A few little thoughts on a meal I had at Laloux a few days ago, one of the suggestions from a recent thread I started. I have the ubiquitous Carswell to thank for my final decision, whose knowledge of food in Montreal, I have to say, is nothing short of encyclopedic. So thank you.
Both my partner and I were in the mood for seafood, and so decided on a 2007 Billaud Simon Chablis. A great match for the halibut and mussels on the menu that I was hankering after. The wine was a gorgeous pale yellow, with a subtle citrus nose, a slight mineral quality, and a delicate acidic finish. Great.

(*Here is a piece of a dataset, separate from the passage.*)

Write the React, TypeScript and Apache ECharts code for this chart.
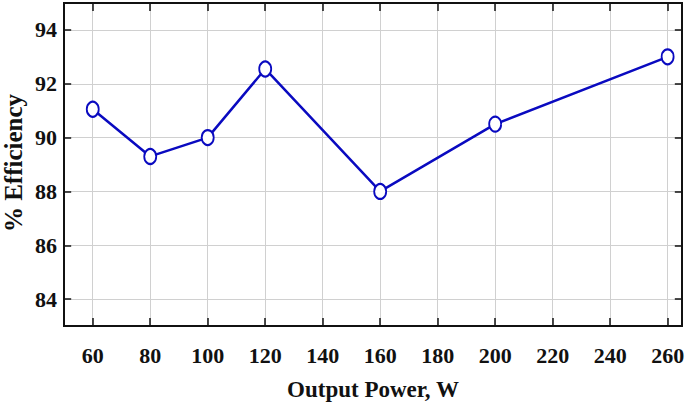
import React, { useEffect, useRef } from "react";
import * as echarts from "echarts";

const powers = [60, 80, 100, 120, 160, 200, 260];
const efficiency = [91.05, 89.3, 90.0, 92.55, 88.0, 90.5, 93.0];
const xTicks = [60, 80, 100, 120, 140, 160, 180, 200, 220, 240, 260];
const yTicks = [84, 86, 88, 90, 92, 94];
const yTitle = "% Efficiency";

const font = "'Liberation Serif', 'Times New Roman', serif";

export default function App() {
  const ref = useRef<HTMLDivElement>(null);
  useEffect(() => {
    const chart = echarts.init(ref.current!, null, { renderer: "svg" });
    const labelStyle = { fontFamily: font, fontWeight: "bold" as const, fontSize: 22, color: "#111" };
    chart.setOption({
      animation: false,
      backgroundColor: "#fff",
      grid: {
        left: 64,
        right: 3,
        top: 3,
        bottom: 87,
        outerBoundsMode: "none",
        containLabel: false,
      },
      xAxis: {
        type: "value",
        min: 50,
        max: 265,
        interval: 10,
        name: "Output Power, W",
        nameLocation: "middle",
        nameGap: 52,
        nameTextStyle: { fontFamily: font, fontWeight: "bold", fontSize: 23, color: "#111" },
        axisLine: { show: true, lineStyle: { color: "#111", width: 2 } },
        axisTick: { show: false },
        axisLabel: {
          ...labelStyle,
          margin: 18,
          showMaxLabel: true,
          formatter: (v: number) => (xTicks.includes(v) ? String(v) : ""),
        },
        splitLine: { show: false },
      },
      yAxis: {
        type: "value",
        min: 83,
        max: 95,
        interval: 1,
        axisLine: { show: true, lineStyle: { color: "#111", width: 2 } },
        axisTick: { show: false },
        axisLabel: {
          ...labelStyle,
          margin: 7,
          formatter: (v: number) => (yTicks.includes(v) ? String(v) : ""),
        },
        splitLine: { show: false },
      },
      series: [
        {
          type: "line",
          data: [],
          markLine: {
            silent: true,
            symbol: "none",
            label: { show: false },
            lineStyle: { color: "#d0d0d0", width: 1, type: "solid" },
            data: [
              ...xTicks.map((v) => ({ xAxis: v })),
              ...yTicks.map((v) => ({ yAxis: v })),
            ],
          },
        },
        {
          type: "line",
          data: [],
          markLine: {
            silent: true,
            symbol: "none",
            label: { show: false },
            lineStyle: { color: "#111", width: 1.5, type: "solid" },
            data: [
              ...xTicks.map((v) => [{ coord: [v, 83] }, { coord: [v, 83.3] }]),
              ...xTicks.map((v) => [{ coord: [v, 95] }, { coord: [v, 94.7] }]),
              ...yTicks.map((v) => [{ coord: [50, v] }, { coord: [52.5, v] }]),
              ...yTicks.map((v) => [{ coord: [265, v] }, { coord: [262.5, v] }]),
            ],
          },
        },
        {
          type: "line",
          data: powers.map((p, i) => [p, efficiency[i]]),
          symbol: "emptyCircle",
          symbolSize: [12, 15],
          lineStyle: { color: "#0a0ac0", width: 2.5 },
          itemStyle: { color: "#0a0ac0", borderColor: "#0a0ac0", borderWidth: 2.5 },
          z: 5,
        },
      ],
    });
    const p0 = chart.convertToPixel({ gridIndex: 0 }, [50, 83]) as number[];
    const p1 = chart.convertToPixel({ gridIndex: 0 }, [265, 95]) as number[];
    chart.setOption({
      graphic: [
        {
          type: "rect",
          shape: { x: p0[0], y: p1[1], width: p1[0] - p0[0], height: p0[1] - p1[1] },
          style: { fill: "none", stroke: "#111", lineWidth: 2 },
          silent: true,
          z: 10,
        },
        {
          type: "text",
          x: 13,
          y: 163,
          rotation: Math.PI / 2,
          silent: true,
          style: {
            text: yTitle,
            fontFamily: font,
            fontWeight: "bold",
            fontSize: 25,
            fill: "#111",
            align: "center",
            verticalAlign: "middle",
          },
        },
      ],
    });
    return () => chart.dispose();
  }, []);
  return (
    <div
      ref={ref}
      style={{ position: "fixed", left: 0, top: 0, width: 685, height: 413 }}
    />
  );
}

I kicked off with some lovely, marinated beets with soft goats cheese rolled in chives, dressed with a honey vinaigrette. I have to admit – I’ve never quite understood the combo of beets and goats cheese until I had this. The beets were fork-tender, and the goats cheese was mild enough for the flavour of the beets to carry through. A nice soft cheese, as opposed to the more popular, sharp flavoured buchettes that definitely would have been a mismatch for this dish.
My partner had a salad of Brussels sprouts, green apple and chèvre, which he deemed to be good, but nothing extraordinary.

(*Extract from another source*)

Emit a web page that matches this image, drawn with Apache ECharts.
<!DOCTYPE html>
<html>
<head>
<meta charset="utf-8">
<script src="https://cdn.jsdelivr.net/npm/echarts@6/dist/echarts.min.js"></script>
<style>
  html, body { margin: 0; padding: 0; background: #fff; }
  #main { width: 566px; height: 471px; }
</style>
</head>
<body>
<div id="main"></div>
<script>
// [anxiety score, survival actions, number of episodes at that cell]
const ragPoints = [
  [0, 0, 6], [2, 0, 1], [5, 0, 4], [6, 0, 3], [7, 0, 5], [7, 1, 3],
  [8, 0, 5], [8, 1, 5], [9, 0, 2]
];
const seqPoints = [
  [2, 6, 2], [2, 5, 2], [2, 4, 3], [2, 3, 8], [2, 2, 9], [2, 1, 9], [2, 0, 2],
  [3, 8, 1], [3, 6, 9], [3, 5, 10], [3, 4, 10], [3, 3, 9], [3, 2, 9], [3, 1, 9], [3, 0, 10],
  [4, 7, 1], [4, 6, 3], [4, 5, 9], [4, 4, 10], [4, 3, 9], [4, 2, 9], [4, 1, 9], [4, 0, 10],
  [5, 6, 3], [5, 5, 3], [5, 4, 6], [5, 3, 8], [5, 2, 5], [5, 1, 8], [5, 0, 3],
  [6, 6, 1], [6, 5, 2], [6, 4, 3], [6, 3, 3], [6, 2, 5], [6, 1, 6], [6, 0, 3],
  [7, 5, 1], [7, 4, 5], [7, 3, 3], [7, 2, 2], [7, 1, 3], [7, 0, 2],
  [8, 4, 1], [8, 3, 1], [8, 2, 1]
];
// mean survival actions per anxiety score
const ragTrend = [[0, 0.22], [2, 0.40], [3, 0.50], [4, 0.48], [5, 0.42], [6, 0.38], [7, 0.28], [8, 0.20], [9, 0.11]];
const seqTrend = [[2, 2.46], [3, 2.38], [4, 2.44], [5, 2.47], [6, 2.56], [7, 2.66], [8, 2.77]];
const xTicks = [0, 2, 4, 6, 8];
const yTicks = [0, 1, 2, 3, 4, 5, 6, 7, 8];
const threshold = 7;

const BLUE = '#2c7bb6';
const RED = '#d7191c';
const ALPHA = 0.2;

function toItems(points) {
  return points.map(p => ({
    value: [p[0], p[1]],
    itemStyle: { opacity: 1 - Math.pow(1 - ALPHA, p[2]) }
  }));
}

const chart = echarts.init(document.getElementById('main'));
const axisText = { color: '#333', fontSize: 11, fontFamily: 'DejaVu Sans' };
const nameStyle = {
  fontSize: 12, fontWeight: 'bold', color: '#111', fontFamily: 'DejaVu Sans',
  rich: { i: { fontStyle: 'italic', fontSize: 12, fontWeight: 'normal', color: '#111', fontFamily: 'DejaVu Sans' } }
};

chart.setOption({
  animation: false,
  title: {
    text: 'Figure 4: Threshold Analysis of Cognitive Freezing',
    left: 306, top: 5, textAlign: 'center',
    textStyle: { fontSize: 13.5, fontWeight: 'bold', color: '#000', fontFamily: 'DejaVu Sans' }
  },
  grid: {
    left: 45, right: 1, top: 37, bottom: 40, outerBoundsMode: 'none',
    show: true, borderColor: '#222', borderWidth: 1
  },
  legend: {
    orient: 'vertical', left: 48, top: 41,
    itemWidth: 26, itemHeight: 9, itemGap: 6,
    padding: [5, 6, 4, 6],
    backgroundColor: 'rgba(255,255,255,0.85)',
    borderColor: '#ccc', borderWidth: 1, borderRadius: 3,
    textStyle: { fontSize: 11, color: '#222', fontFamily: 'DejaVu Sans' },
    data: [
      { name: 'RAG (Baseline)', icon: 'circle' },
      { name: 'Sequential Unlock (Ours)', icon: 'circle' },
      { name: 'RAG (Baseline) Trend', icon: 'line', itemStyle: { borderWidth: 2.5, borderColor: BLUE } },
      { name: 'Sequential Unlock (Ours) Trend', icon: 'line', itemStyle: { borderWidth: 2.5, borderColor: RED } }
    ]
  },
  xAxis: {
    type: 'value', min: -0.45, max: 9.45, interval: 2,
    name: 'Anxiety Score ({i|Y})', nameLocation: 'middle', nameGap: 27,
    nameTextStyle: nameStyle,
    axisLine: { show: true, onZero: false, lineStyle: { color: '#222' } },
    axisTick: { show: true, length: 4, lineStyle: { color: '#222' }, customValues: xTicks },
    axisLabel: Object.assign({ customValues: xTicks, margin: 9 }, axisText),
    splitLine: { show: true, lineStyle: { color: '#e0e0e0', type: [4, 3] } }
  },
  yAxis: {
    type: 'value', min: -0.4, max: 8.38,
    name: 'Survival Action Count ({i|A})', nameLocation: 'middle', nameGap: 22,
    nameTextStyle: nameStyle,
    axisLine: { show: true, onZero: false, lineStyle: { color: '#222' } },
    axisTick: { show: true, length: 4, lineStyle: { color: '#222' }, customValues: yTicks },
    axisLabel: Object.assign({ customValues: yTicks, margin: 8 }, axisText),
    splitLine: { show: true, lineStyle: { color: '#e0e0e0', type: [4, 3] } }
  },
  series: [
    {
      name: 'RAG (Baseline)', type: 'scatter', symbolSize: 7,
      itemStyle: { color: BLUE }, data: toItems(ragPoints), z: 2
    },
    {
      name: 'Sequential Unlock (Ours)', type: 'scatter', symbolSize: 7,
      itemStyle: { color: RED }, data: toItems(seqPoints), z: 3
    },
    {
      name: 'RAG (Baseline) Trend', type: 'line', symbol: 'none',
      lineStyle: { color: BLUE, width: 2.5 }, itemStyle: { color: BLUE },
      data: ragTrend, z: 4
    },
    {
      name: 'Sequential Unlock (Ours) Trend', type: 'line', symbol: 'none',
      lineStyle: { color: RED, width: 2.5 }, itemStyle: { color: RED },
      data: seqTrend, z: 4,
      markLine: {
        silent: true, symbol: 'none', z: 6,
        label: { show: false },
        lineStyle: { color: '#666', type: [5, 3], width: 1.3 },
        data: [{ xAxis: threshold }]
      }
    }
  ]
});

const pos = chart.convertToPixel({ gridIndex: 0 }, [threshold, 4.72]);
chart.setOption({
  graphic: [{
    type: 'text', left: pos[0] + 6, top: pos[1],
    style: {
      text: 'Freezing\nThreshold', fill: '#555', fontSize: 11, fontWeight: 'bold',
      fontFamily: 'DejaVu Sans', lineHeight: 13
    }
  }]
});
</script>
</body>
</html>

On to the mains – I had a halibut fillet prepared paella style, in a sauce poulette garnished with a few mussels and clams. It was very good, but I understood from the menu that this dish would be more... paella like? The halibut was served atop a 1/8 inch thick sheet of rice about the size of a post-it note, which was entirely covered by the sauce poulette. So the rice was definitely not as present as I had expected. Halibut was good, the mussels and clams in particular, were bursting with flavour. Unfortunately the poulette sauce seemed to have a light frothing on the top from beating – it was clear the cooking juices had only just been beaten into the egg and cream liaison and the whole thing was dunked on top, bubbles and all. I’ve personally found froth and foam to be quite unappetizing in a meal, whether intentional or not. Overall though – the dish was very enjoyable.
My partner had the adventurous choice of sea bream stuffed with beef, served with marrow, salsify, figs and orange confit. He seemed deeply intrigued by the dish, but not that excited about it. Apparently the beef stole the show.
Dessert: I had an apricot cream tartlet (which was really just a slice of firm panna cotta placed meticulously on a sablé cookie) with orange hazelnut nougat glace. My partner let his Germanic roots get the better of him, and opted for the farmers cheese dumplings with roasted plums and speculoos. Neither of us went with the suggested dessert wines, however. I’m a sucker for a good Sauternes, and thought it a good match for something featuring apricots. My partner opted for a tawny port. My dessert was good – although the apricot cream could have done with a bit more tartness. I would probably have preferred my partner’s dessert, which looked just fabulous – truly autumn on a plate.
The service I found to be good – very accommodating even though we rolled up without a reservation, which is more than can be said for Au Pied De Cochon, whose maitre d’ seemed to be offended that we had even the nerve to come through the door without calling ahead.
I would definitely suggest to anybody to give Laloux a try. The food has a clean contemporary feel, but definitely has some accents of classic bistro. I myself would certainly be very happy to go back again.